Sharp-edged orifice designs counteract this problem. When fluid passes through an orifice with a sharp entrance edge, flow instantly transitions to a turbulent regime. In turbulent flow, the discharge coefficient becomes essentially independent of viscosity. This is why pressure-compensated flow control valves universally employ sharp-edged orifices in their metering sections.

Selection Criteria for Different Applications

Choosing among the various hydraulic flow control valve types requires analyzing load characteristics, precision requirements, duty cycle, and energy efficiency needs.

Load Type Assessment

Resistive loads work fine with simple throttle valves.
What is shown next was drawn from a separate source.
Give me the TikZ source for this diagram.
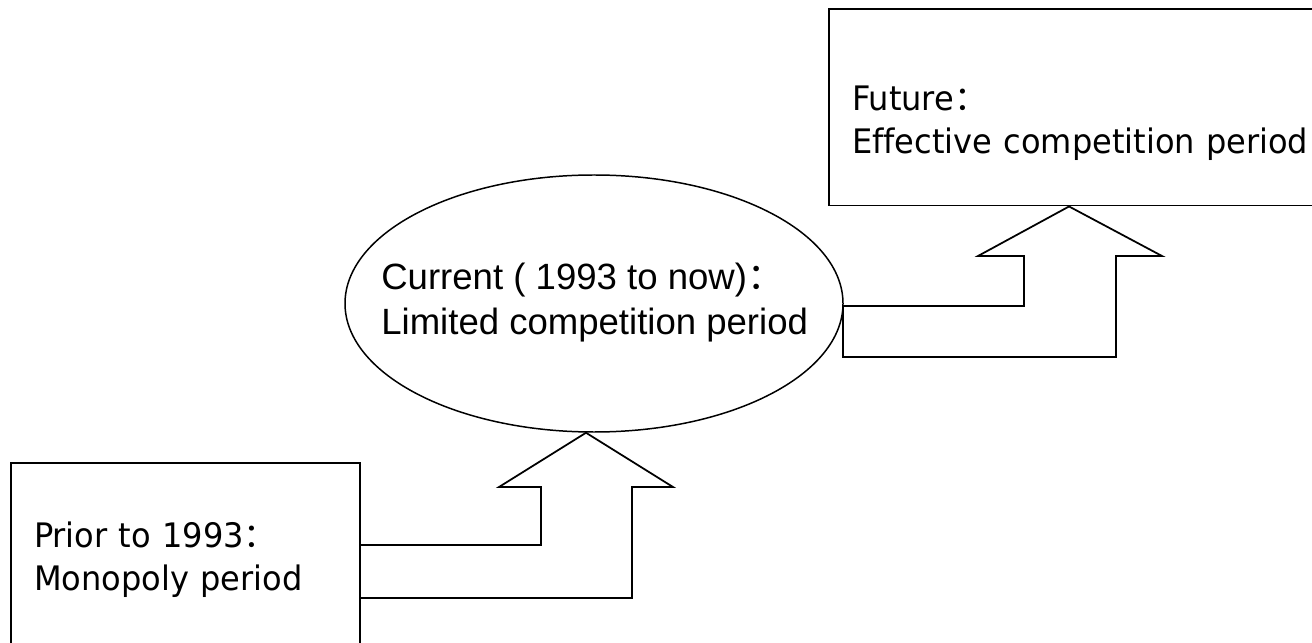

Overrunning loads (like lowering a heavy weight) require pressure-compensated valves combined with counterbalance valves. For applications involving highly variable loads, pressure compensation becomes mandatory. Only pressure-compensated valves can achieve consistent lift speed whether a pallet weighs 200kg or 800kg.

Energy Efficiency Considerations

Calculating the Cost of Inefficiency

Energy costs increasingly drive valve selection. Consider a 50-horsepower hydraulic system running two shifts daily. Every 10% efficiency improvement saves roughly $3000-4000 annually in electricity costs.

  • Intermittent operation: Simple two-way pressure-compensated valves work acceptably.
  • Medium-duty: Use three-way pressure-compensated valves to reduce heat generation.
  • Continuous duty: Demand load-sensing systems where pump displacement automatically adjusts to system demand.

Conclusion

The range of hydraulic flow control valve types reflects decades of engineering evolution addressing different application requirements. Simple needle valves and throttle valves suit low-cost applications where load stability exists. Pressure-compensated valves deliver consistent actuator speeds under variable loads. Flow divider valves solve multi-actuator synchronization challenges.

Understanding these hydraulic flow control valve types and their operating principles allows engineers to specify systems that meet performance requirements without over-engineering. Successful hydraulic system design matches valve characteristics to actual operating conditions, accounting for load variations, required precision, duty cycle, contamination environment, and total cost of ownership rather than just purchase price.